We laugh more around people we care about and who we feel safe with. So laughter during meetings can be a sign of team cohesion. What might laughter show us about personality?

We can intuit that introverts (S, SC/CS, and C types in DiSC) aren’t likely to erupt into peals of laughter. And the Di/iD, i, and iS/Si types probably laugh with less self-consciousness than the CS, C, or CD types. The i-style leader is more likely to include humor when trying to motivate or uplift people.

The research suggests people who score high in agreeableness and are open to new experiences (similar to the DiSC iS/Si style measurement) probably enjoy making people laugh and easily find the humor in most situations. And they are less likely to use aggressive or offensive humor.

People who score higher in neuroticism are more likely to use self-defeating humor or self-mocking humor. DiSC doesn’t measure neuroticism, and its measurement of conscientiousness differs from that of the Big Five referenced by the research, so we can’t draw correlations here.

Beyond personality, there are other factors that affect how we create and respond to humor. Researcher Tonglin Jiang and others have found that humor is universal but also culturally specific. For example, “Easterners are less likely to use humor as a coping strategy in comparison with Westerners.” If your team includes someone from London and someone from Beijing, their attitudes toward your favorite joke are likely to be very different.

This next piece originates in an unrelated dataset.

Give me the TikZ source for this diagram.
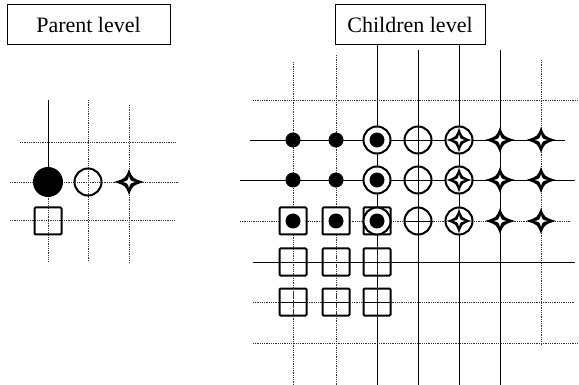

“Health-promoting humor styles were positively correlated with extraversion, agreeableness, conscientiousness, and openness, and negatively correlated with neuroticism. Health-endangering humor styles were positively associated with neuroticism and negatively associated with agreeableness and conscientiousness.” Humor styles and personality: A systematic review and meta-analysis on the relations between humor styles and the Big Five personality traits,” Personality and Individual Differences journal

We can see how our work and home lives are influenced by our personalities and those of the people around us. Personality is just one factor in our relationships. Recognizing, valuing, and responding to our personality differences can certainly make our lives richer and our relationships more rewarding.